> **AIM OF THE EXERCISE**: Retype, exactly as they stand, the lines from the start of the data to the line that contains "0.60, 0.54, 0.50]", both ends included. Leave the pictures out.
____
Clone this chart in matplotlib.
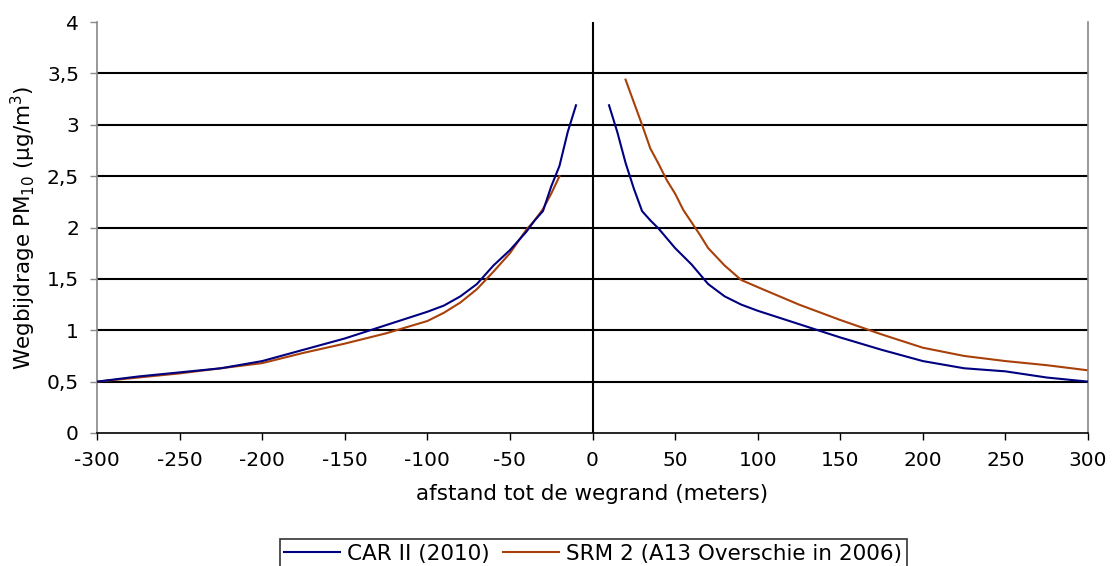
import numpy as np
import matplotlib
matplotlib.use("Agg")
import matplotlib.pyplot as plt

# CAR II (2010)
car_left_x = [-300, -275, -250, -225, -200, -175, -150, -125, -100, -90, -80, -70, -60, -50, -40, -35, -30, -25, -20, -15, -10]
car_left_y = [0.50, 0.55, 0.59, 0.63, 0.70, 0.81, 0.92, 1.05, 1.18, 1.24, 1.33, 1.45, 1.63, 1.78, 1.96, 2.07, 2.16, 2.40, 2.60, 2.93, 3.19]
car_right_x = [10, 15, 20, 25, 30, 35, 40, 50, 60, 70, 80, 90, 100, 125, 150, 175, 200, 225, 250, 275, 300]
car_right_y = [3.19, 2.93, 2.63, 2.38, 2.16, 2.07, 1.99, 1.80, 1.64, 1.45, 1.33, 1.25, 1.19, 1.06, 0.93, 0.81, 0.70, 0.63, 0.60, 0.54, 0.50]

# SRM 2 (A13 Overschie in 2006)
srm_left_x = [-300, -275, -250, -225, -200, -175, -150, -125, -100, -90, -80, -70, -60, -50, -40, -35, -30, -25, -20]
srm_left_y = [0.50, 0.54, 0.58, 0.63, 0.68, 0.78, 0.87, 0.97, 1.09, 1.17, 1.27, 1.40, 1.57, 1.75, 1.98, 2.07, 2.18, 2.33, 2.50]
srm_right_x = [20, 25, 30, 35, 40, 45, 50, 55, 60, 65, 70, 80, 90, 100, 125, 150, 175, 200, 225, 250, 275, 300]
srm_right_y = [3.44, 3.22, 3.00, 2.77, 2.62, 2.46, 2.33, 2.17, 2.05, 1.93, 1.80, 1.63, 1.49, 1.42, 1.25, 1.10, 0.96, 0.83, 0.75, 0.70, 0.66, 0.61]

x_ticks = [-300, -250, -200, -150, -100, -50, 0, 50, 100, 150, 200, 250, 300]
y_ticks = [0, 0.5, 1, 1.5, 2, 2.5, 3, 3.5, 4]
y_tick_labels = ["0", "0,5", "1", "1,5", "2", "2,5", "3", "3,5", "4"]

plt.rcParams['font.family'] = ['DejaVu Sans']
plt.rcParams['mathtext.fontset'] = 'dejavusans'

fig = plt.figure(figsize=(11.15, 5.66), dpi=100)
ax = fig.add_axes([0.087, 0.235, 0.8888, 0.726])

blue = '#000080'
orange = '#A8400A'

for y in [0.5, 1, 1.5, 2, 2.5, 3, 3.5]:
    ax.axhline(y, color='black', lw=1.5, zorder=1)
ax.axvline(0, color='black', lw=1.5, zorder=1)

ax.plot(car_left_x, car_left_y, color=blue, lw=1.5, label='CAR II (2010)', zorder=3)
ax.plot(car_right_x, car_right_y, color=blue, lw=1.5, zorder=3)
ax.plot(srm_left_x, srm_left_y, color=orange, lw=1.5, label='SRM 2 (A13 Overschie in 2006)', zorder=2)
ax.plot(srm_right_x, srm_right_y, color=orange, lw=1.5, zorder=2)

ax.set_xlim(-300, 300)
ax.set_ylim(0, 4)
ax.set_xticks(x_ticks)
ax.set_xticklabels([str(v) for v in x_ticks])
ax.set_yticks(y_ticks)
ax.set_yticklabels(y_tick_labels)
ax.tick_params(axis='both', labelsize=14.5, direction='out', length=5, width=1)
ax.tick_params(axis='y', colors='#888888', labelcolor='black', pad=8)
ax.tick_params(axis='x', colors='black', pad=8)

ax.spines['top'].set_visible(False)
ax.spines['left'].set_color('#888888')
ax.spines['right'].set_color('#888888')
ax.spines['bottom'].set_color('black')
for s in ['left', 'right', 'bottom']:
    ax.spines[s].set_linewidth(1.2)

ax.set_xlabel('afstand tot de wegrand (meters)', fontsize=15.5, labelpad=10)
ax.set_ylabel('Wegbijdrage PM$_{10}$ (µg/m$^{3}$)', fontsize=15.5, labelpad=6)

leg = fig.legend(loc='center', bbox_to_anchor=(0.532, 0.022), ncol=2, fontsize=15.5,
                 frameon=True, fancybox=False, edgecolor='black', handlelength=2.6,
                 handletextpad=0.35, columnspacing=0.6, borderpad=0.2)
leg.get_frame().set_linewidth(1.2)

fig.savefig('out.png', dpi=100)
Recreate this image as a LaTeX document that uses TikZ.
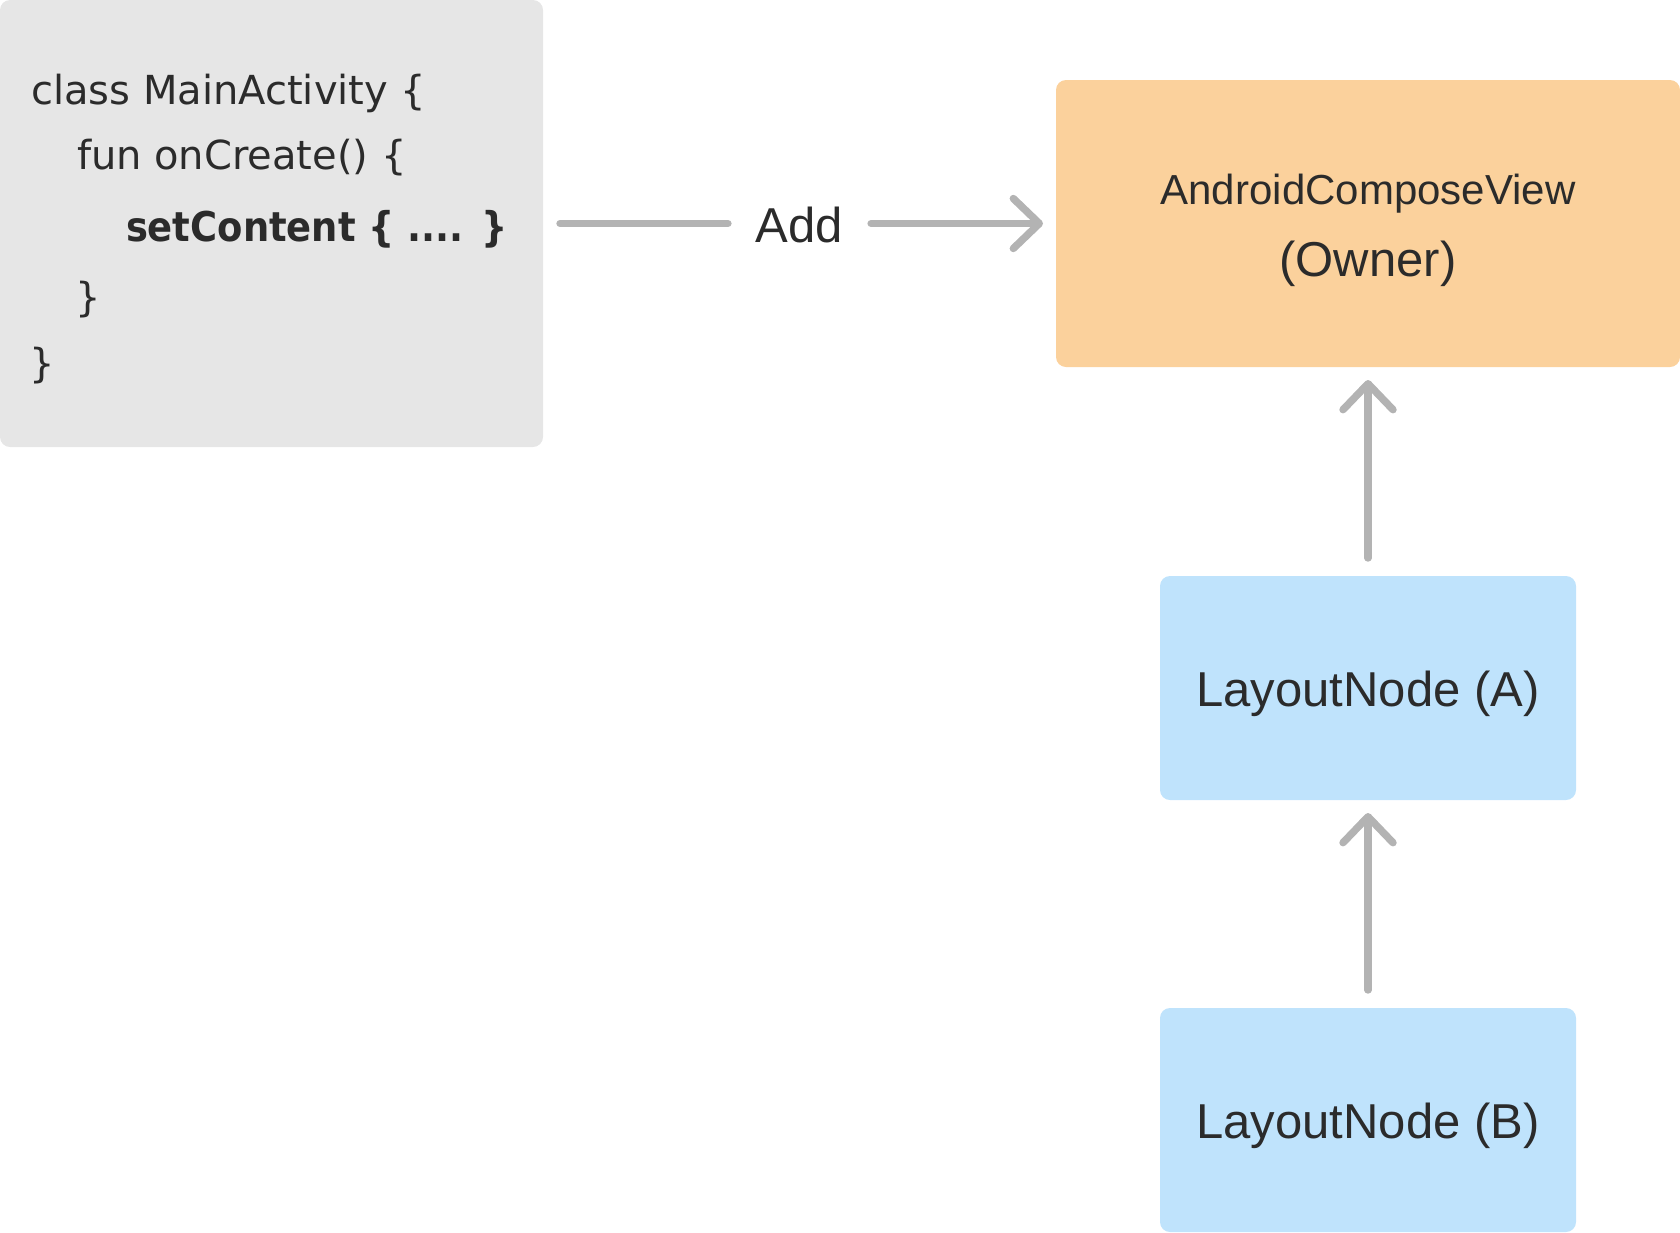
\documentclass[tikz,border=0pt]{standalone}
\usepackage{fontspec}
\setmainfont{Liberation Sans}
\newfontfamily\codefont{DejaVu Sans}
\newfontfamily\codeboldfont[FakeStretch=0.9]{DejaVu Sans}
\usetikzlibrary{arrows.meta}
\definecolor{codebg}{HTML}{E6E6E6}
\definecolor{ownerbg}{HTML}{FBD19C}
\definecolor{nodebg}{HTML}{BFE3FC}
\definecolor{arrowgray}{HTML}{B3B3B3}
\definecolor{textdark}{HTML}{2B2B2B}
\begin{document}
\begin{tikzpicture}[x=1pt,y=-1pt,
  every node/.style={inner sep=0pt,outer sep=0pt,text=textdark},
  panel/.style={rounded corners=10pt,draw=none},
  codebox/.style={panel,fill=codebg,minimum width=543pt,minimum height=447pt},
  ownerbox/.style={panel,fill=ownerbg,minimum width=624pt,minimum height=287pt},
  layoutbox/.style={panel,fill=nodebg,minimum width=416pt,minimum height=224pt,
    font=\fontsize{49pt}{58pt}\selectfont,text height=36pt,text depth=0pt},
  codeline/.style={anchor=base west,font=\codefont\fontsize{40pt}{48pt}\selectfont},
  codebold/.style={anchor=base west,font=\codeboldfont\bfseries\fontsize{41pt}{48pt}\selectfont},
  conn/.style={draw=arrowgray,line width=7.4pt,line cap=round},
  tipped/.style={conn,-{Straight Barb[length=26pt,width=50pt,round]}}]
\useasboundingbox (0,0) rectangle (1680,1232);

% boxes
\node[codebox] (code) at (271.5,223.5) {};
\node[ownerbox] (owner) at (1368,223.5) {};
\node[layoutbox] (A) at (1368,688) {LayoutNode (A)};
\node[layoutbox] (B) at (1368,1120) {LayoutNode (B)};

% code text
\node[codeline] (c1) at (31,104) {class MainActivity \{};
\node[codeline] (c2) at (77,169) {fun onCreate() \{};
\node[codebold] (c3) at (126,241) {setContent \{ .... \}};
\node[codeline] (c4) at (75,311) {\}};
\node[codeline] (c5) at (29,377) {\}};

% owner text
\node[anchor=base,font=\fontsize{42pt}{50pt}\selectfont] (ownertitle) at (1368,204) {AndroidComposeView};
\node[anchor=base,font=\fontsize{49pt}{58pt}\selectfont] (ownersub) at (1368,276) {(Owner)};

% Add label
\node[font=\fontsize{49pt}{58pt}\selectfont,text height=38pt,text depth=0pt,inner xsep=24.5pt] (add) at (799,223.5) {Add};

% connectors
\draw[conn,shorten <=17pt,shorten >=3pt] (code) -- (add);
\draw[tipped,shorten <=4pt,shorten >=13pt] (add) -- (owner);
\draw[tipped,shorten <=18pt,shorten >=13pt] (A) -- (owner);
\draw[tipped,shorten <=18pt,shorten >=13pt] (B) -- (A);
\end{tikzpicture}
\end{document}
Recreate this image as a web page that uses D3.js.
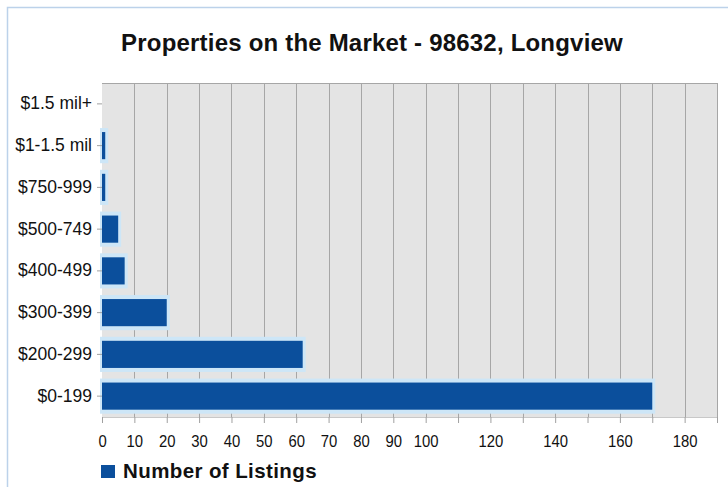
____
> **RESPONSE TO THIS EXERCISE**:
Clone this chart in matplotlib.
import numpy as np
import matplotlib
matplotlib.use("Agg")
import matplotlib.pyplot as plt

# CAR II (2010)
car_left_x = [-300, -275, -250, -225, -200, -175, -150, -125, -100, -90, -80, -70, -60, -50, -40, -35, -30, -25, -20, -15, -10]
car_left_y = [0.50, 0.55, 0.59, 0.63, 0.70, 0.81, 0.92, 1.05, 1.18, 1.24, 1.33, 1.45, 1.63, 1.78, 1.96, 2.07, 2.16, 2.40, 2.60, 2.93, 3.19]
car_right_x = [10, 15, 20, 25, 30, 35, 40, 50, 60, 70, 80, 90, 100, 125, 150, 175, 200, 225, 250, 275, 300]
car_right_y = [3.19, 2.93, 2.63, 2.38, 2.16, 2.07, 1.99, 1.80, 1.64, 1.45, 1.33, 1.25, 1.19, 1.06, 0.93, 0.81, 0.70, 0.63, 0.60, 0.54, 0.50]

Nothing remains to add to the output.